> [GIVEN RECORDS]
··········

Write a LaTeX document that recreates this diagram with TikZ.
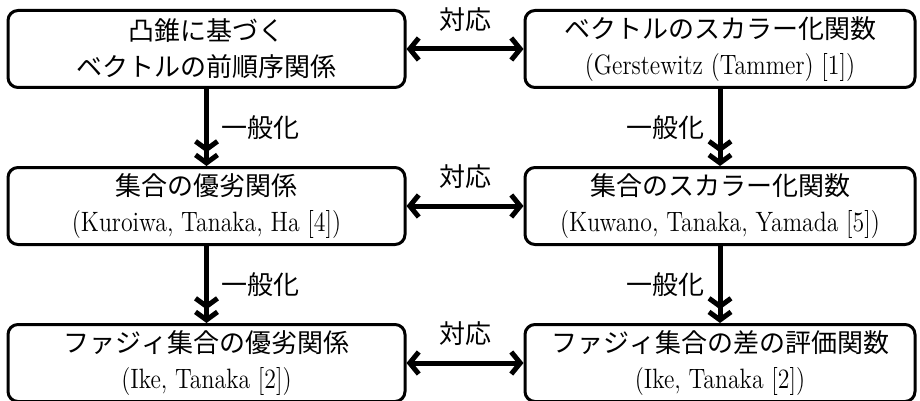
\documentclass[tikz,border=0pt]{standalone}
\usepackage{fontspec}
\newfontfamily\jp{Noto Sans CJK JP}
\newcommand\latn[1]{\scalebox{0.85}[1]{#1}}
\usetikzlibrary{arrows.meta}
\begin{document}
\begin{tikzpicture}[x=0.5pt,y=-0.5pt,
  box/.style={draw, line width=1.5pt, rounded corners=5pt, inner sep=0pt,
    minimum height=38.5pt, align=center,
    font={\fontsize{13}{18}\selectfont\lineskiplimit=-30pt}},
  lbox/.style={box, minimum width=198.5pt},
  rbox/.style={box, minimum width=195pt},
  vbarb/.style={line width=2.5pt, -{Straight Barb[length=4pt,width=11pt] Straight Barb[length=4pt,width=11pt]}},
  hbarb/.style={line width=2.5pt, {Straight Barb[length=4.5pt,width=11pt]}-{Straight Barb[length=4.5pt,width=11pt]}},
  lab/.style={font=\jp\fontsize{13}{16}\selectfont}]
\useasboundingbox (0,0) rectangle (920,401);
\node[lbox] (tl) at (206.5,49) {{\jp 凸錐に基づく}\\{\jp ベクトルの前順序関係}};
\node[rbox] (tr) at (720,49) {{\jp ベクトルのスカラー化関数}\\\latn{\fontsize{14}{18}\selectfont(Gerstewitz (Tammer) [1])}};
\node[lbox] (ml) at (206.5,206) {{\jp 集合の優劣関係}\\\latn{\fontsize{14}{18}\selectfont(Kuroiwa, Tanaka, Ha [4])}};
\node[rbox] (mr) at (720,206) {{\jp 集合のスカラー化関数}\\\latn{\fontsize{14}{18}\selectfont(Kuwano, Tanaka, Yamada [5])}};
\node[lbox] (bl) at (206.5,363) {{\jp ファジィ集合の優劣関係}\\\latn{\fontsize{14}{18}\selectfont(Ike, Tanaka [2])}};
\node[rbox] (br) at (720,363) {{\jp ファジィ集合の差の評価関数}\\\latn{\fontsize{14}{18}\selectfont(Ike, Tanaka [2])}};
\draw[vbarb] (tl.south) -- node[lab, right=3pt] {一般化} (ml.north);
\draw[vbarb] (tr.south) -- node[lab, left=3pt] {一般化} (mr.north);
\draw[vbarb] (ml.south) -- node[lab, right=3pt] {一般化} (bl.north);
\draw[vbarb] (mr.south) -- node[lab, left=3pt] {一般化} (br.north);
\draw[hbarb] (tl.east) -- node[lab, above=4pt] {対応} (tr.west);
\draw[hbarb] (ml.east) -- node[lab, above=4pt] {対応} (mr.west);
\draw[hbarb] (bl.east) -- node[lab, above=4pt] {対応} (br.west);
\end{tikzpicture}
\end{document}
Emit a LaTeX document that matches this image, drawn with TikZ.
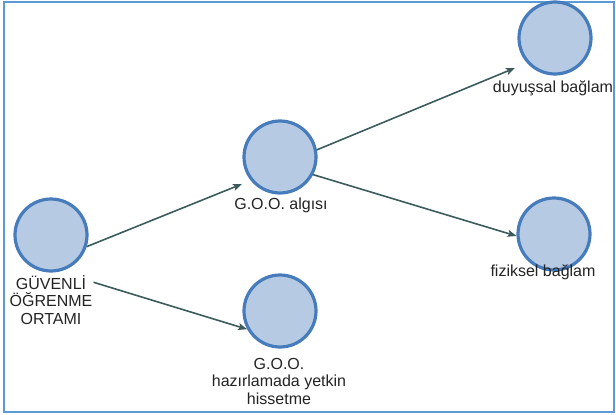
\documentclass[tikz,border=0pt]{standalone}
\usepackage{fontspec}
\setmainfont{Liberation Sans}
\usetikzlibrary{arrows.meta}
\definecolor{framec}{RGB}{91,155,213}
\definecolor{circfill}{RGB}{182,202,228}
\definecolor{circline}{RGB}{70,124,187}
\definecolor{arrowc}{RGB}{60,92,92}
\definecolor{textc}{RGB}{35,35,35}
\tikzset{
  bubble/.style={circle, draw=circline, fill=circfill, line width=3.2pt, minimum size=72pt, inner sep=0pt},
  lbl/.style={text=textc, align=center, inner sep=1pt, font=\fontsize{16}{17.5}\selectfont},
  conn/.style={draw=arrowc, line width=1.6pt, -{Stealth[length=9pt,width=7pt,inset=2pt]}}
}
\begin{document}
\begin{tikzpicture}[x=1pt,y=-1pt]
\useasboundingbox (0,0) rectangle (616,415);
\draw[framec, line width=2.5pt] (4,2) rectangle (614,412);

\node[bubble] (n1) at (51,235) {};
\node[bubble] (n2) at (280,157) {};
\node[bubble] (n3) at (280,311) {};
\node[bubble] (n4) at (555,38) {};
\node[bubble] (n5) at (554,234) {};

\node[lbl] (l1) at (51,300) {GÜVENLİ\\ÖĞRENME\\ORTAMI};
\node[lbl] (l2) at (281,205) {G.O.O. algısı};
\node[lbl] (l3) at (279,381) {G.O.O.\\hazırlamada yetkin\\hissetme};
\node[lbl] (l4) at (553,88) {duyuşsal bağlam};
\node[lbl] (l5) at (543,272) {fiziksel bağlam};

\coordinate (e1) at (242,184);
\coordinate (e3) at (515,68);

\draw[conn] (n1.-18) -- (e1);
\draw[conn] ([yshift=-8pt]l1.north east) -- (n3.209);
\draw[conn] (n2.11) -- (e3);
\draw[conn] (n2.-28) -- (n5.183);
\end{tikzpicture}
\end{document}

··········

> [WHAT IS BEING ASKED] Out of the preceding entries, pull every line containing the string "this".

> [THE ANSWER]
Write a LaTeX document that recreates this diagram with TikZ.
Emit a LaTeX document that matches this image, drawn with TikZ.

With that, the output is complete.